▶ DATA SHOWN
______

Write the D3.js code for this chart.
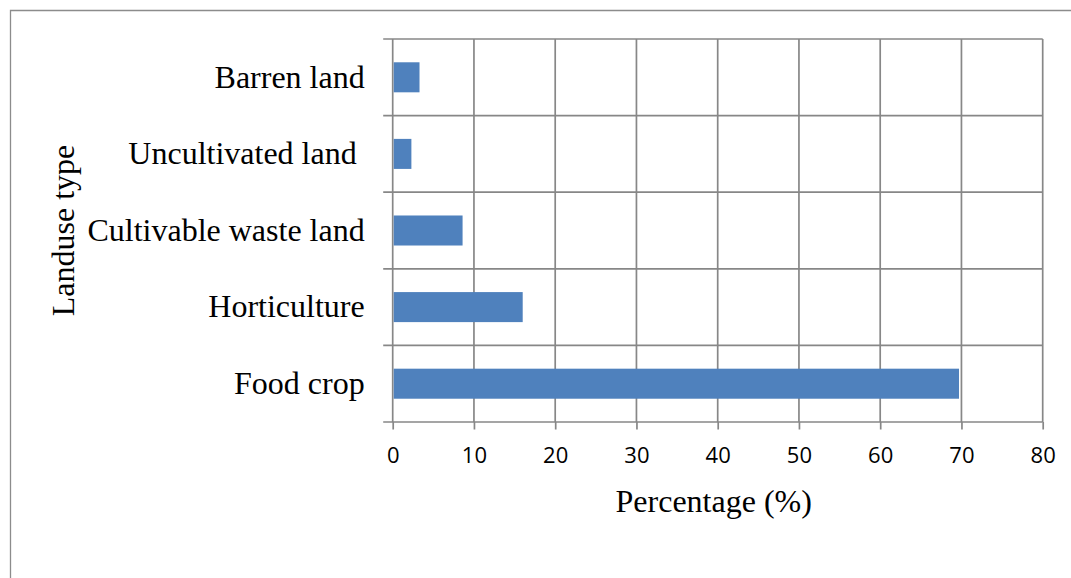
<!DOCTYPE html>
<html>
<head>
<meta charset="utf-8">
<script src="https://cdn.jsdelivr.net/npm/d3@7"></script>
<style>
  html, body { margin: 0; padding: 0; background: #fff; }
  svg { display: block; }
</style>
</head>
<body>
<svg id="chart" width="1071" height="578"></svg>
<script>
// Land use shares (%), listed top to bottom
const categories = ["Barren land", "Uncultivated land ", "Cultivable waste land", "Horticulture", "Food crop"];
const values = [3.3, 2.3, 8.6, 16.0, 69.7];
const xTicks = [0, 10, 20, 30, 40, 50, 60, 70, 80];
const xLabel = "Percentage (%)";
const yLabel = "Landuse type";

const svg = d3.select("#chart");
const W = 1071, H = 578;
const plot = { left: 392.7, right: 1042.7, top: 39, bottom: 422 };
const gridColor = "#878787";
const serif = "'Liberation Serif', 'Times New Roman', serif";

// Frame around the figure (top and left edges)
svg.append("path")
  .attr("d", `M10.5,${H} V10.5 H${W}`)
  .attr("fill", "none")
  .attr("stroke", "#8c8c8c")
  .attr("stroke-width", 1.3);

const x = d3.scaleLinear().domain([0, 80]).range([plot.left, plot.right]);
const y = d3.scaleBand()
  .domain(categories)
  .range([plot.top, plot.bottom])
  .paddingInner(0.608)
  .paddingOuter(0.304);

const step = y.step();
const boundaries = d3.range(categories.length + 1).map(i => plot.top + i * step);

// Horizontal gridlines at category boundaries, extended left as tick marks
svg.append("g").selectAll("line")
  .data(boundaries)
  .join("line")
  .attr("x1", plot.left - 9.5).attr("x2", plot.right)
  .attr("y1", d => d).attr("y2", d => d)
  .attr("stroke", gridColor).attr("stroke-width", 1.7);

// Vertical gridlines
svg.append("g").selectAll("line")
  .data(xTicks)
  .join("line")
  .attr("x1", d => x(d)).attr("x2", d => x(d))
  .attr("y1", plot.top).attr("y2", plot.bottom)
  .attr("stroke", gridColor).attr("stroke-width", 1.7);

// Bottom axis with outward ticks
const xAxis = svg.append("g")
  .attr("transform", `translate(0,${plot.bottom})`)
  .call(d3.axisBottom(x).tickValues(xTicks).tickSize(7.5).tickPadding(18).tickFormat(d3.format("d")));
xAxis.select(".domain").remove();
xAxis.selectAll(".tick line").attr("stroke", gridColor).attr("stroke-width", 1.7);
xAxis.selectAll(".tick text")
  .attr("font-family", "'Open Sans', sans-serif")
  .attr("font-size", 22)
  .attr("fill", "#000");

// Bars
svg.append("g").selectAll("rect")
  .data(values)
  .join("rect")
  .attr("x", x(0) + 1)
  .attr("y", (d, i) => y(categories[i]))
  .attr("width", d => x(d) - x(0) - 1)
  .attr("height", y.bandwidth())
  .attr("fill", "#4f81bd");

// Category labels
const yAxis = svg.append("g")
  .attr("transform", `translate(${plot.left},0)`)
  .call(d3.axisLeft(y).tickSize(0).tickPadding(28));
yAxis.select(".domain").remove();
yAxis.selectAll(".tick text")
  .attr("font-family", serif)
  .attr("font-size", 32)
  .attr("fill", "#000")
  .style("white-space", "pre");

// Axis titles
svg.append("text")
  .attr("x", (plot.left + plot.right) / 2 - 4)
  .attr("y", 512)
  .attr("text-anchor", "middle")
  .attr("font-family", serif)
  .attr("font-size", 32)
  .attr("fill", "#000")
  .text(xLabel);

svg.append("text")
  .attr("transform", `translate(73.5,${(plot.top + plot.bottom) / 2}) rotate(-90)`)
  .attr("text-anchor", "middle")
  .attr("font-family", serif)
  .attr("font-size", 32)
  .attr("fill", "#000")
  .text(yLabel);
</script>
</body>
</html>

______

▶ THE TASK
Pictures stay out. Repeat only the lines from the beginning of the data through the line that has "const boundaries = d3.range(categories.length".

▶ RESULT FOR THIS EXERCISE
Write the D3.js code for this chart.
<!DOCTYPE html>
<html>
<head>
<meta charset="utf-8">
<script src="https://cdn.jsdelivr.net/npm/d3@7"></script>
<style>
  html, body { margin: 0; padding: 0; background: #fff; }
  svg { display: block; }
</style>
</head>
<body>
<svg id="chart" width="1071" height="578"></svg>
<script>
// Land use shares (%), listed top to bottom
const categories = ["Barren land", "Uncultivated land ", "Cultivable waste land", "Horticulture", "Food crop"];
const values = [3.3, 2.3, 8.6, 16.0, 69.7];
const xTicks = [0, 10, 20, 30, 40, 50, 60, 70, 80];
const xLabel = "Percentage (%)";
const yLabel = "Landuse type";

const svg = d3.select("#chart");
const W = 1071, H = 578;
const plot = { left: 392.7, right: 1042.7, top: 39, bottom: 422 };
const gridColor = "#878787";
const serif = "'Liberation Serif', 'Times New Roman', serif";

// Frame around the figure (top and left edges)
svg.append("path")
  .attr("d", `M10.5,${H} V10.5 H${W}`)
  .attr("fill", "none")
  .attr("stroke", "#8c8c8c")
  .attr("stroke-width", 1.3);

const x = d3.scaleLinear().domain([0, 80]).range([plot.left, plot.right]);
const y = d3.scaleBand()
  .domain(categories)
  .range([plot.top, plot.bottom])
  .paddingInner(0.608)
  .paddingOuter(0.304);

const step = y.step();
const boundaries = d3.range(categories.length + 1).map(i => plot.top + i * step);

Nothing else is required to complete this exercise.